As of December 2005, year over year, real wages (wages net of inflation) have been absolutely zero. In other words, zero-percent growth rate in wages over the past 12 months. The regime has done a remarkable job in keeping down wage growth, wherein, now, over the past 5 years, real aggregate, 5-year real wage growth, is now a minus number.

And that's a remarkable job for a regime to stay in power and be able to do that: to diminish wages of the bottom 50%, to increase the net aggregate tax burden of the bottom 50%.

That can be explained by understanding that Bushonian regimes have always been kept in power by the continuous creation of foreign diversions, like wars.

It should be noted that American author Sinclair Lewis said that fascism would come to the United States wrapped in a flag and carrying a cross. And isn’t that what we've seen under this regime? As George Bush Sr. used to say -- We should thank God for our flag. Oh, how many Bushonian sins it hides!

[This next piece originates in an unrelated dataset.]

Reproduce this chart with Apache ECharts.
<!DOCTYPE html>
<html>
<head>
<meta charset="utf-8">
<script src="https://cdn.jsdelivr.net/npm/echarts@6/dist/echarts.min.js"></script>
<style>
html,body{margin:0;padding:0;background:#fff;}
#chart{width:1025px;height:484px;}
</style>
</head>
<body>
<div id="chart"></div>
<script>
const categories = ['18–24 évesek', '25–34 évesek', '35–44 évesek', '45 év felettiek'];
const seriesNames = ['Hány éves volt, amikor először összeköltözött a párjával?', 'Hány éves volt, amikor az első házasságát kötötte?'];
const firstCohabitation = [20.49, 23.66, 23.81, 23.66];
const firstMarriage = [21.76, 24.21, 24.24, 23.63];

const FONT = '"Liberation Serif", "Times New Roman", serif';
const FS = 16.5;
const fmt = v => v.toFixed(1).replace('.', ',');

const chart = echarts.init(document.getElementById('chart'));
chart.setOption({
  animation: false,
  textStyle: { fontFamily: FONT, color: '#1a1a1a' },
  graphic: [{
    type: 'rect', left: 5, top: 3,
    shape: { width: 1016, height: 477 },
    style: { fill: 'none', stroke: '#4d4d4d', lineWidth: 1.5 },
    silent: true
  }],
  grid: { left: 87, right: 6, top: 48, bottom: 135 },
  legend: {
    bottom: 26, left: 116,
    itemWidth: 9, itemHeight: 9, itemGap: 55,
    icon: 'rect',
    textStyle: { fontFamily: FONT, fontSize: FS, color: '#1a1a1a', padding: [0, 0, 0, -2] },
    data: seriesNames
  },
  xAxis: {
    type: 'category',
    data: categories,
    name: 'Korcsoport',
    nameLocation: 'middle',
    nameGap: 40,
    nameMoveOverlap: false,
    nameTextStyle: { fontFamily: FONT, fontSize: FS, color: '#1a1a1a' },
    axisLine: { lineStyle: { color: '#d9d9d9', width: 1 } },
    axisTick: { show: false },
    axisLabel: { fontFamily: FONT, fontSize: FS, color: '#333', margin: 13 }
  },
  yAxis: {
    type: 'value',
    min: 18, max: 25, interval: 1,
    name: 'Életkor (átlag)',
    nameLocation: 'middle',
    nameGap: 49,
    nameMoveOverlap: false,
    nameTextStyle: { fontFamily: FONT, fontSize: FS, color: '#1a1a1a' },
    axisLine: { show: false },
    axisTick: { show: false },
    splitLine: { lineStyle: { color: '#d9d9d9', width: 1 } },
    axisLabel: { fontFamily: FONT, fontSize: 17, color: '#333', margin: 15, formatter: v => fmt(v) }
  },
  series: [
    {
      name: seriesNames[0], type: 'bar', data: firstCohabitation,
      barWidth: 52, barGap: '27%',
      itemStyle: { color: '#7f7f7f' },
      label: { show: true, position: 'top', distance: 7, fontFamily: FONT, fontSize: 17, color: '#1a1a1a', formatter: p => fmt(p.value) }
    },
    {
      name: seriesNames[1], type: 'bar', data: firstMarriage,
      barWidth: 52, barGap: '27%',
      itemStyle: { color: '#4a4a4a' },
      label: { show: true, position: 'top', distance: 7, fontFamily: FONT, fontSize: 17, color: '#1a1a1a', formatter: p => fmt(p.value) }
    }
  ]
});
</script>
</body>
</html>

…They have taken voters that constitute about 30% of the nation, which we call the Fippies, Nifwics and Rens. To explain that again, the Fippies are the fear, ignorance and prejudice brigades. And their erstwhile cousins, the Nifwics, are the naive flag-waving crowd, supported by their chums, the Rens, right-wing religious nuts. They’re about 30% of the vote.

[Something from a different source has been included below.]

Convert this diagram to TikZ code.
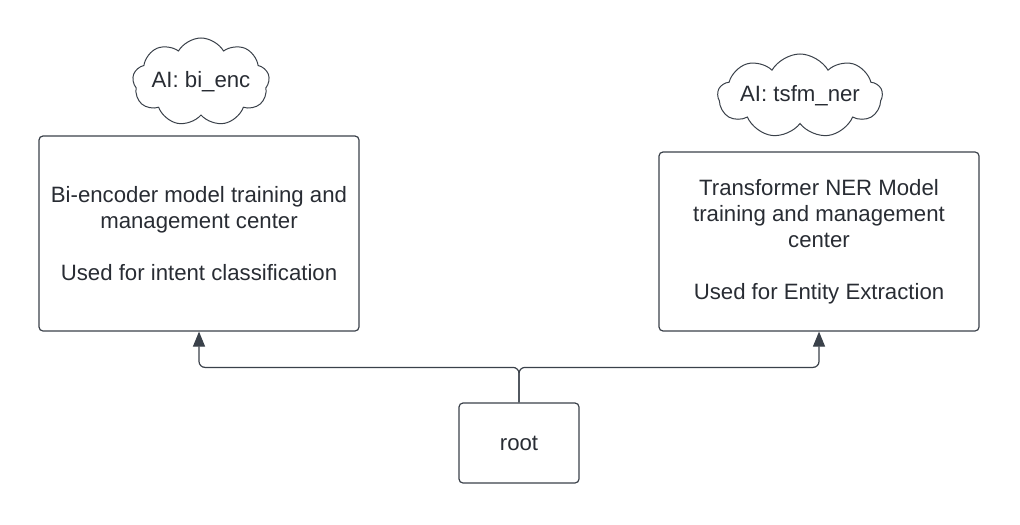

The Republican Party has formulated control over this new little bloc by using the flag. That’s how they were able to get the PATRIOT Acts passed despite the fact it is within this working class that Republicans have suffered because of Bushonomics. However, the regime is able to maintain the line: "We are at war. We must expect sacrifices." There is still a third of the population, the flag-wavers, that are prepared to accept that.

Combined with the Rens, the right-wing religious nuts, which, nationally, can deliver perhaps, maybe 6 to 8% of the vote and you add onto that the traditional corporate vote combined with the top 20%, which is what I would call the Republican money vote, whose ranks have swelled under this regime, and you find out that what the regime is consistently able to deliver is between 50 and 53% of the vote. Forget the polls. I’m just saying what they can deliver in the voting booths.

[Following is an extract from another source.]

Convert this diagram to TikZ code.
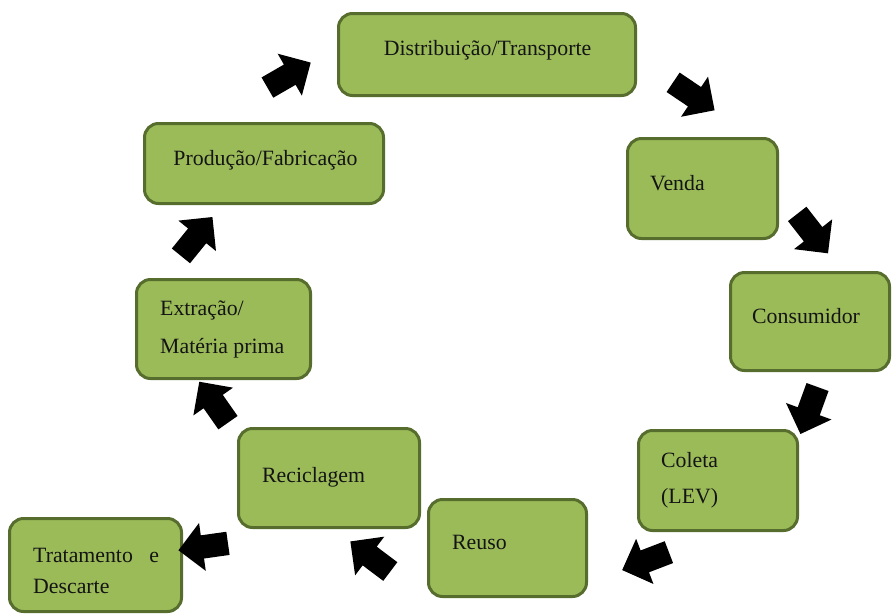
\documentclass[tikz,border=0pt]{standalone}
\usepackage{fontspec}
\setmainfont{Liberation Serif}
\usetikzlibrary{shapes.arrows}
\definecolor{leaf}{HTML}{9BBB59}
\definecolor{moss}{HTML}{566D2D}
\definecolor{ink}{HTML}{141414}
\tikzset{
  stage node/.style={
    rectangle,
    draw=moss,
    fill=leaf,
    line width=3pt,
    rounded corners=14pt,
    inner sep=0pt,
  },
  stage text/.style={
    font=\fontsize{21.8}{26}\selectfont,
    text=ink,
    inner sep=0pt,
    anchor=base west,
  },
  flow arrow/.style={
    single arrow,
    fill=black,
    minimum height=50pt,
    minimum width=0pt,
    inner xsep=0pt,
    inner ysep=11.5pt,
    single arrow head extend=12.5pt,
  },
}

\begin{document}
\begin{tikzpicture}[x=1pt, y=-1pt]
  \useasboundingbox (0,0) rectangle (892,614);

  % --- Stages of the cycle ---
  \node[stage node, minimum width=297pt, minimum height=82pt] (dist) at (487,54.5) {};
  \node[stage node, minimum width=150pt, minimum height=100pt] (venda) at (702.5,188.5) {};
  \node[stage node, minimum width=159pt, minimum height=98pt] (cons) at (810,321.5) {};
  \node[stage node, minimum width=159pt, minimum height=100pt] (coleta) at (718,480.5) {};
  \node[stage node, minimum width=158pt, minimum height=97pt] (reuso) at (507.5,548) {};
  \node[stage node, minimum width=181pt, minimum height=99pt] (recic) at (329,478) {};
  \node[stage node, minimum width=172pt, minimum height=93pt] (trat) at (95.5,565) {};
  \node[stage node, minimum width=174pt, minimum height=99pt] (extr) at (223.5,329) {};
  \node[stage node, minimum width=239pt, minimum height=80pt] (prod) at (264,163.5) {};

  % --- Stage texts ---
  \node[stage text, anchor=base] (dist-t) at (487.5,55) {Distribuição/Transporte};
  \node[stage text] (venda-t) at (650,190) {Venda};
  \node[stage text] (cons-t) at (752,323) {Consumidor};
  \node[stage text] (coleta-t1) at (661,467) {Coleta};
  \node[stage text] (coleta-t2) at (661,503) {(LEV)};
  \node[stage text] (reuso-t) at (452,549) {Reuso};
  \node[stage text] (recic-t) at (262,482) {Reciclagem};
  \node[stage text] (trat-t1) at (33,562) {Tratamento\hspace{11pt} e};
  \node[stage text] (trat-t2) at (33,593) {Descarte};
  \node[stage text] (extr-t1) at (160,315) {Extração/};
  \node[stage text] (extr-t2) at (160,353) {Matéria prima};
  \node[stage text, anchor=base] (prod-t) at (265.5,165) {Produção/Fabricação};

  % --- Block arrows between stages ---
  \foreach \pos/\ang [count=\k] in {{(284,78)}/30, {(689,93)}/-34, {(809,229)}/-52,
      {(811,405)}/-110, {(651,559)}/201, {(375,560)}/143, {(209,546)}/188,
      {(217,407)}/125, {(193,241)}/51} {
    \node[flow arrow, rotate=\ang] (arr\k) at \pos {};
  }

\end{tikzpicture}
\end{document}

It is after all a moot point that the Republicans run the voting machine companies. The conspiracy theorists like to say the Republicans run the voting machines and thus the voting process. That’s true. That’s a true conspiracy.

What I'm saying is they need that. They can actually only deliver in the voting booths 50 to 53%. And that’s on a good day. They need the ability to control voting machines, to control the voting process, to be able to manipulate potentially up to 3% of the vote nationwide to ensure that they could maintain majority.

The politics of the nation have certainly changed under Bushonomics. The PATRIOT Acts have turned the Constitution on its head, turned it upside down, inside out, whatever words you want to use. Now what we have is a regime that, public support notwithstanding, doesn’t have to really concern itself anymore with political opinion polls or even, or as Henry Kissinger once put it, "the inconvenience of a vote."

… Thus, armed with the power, the regime no longer has to be concerned about public opinion polls. You would note that, despite public opinion polls showing support for the regime at less than 40%, the regime has not caved in. The regime has not come to any compromise with the Democrats or moderate Republicans on any of its economic agenda. It claims that it will continue to prosecute war in Iraq forever, or until such time as it deems otherwise, despite the $100 billion per annum expenditure. It also maintains that it will continue to proffer tax cuts for the Republican Rich.


Such is the plan, perhaps, but wishful thinking is the Achilles heel of the power-hungry crowd. Maybe those who think they are in control of the process have less control than they think.

In any case, something has to give soon.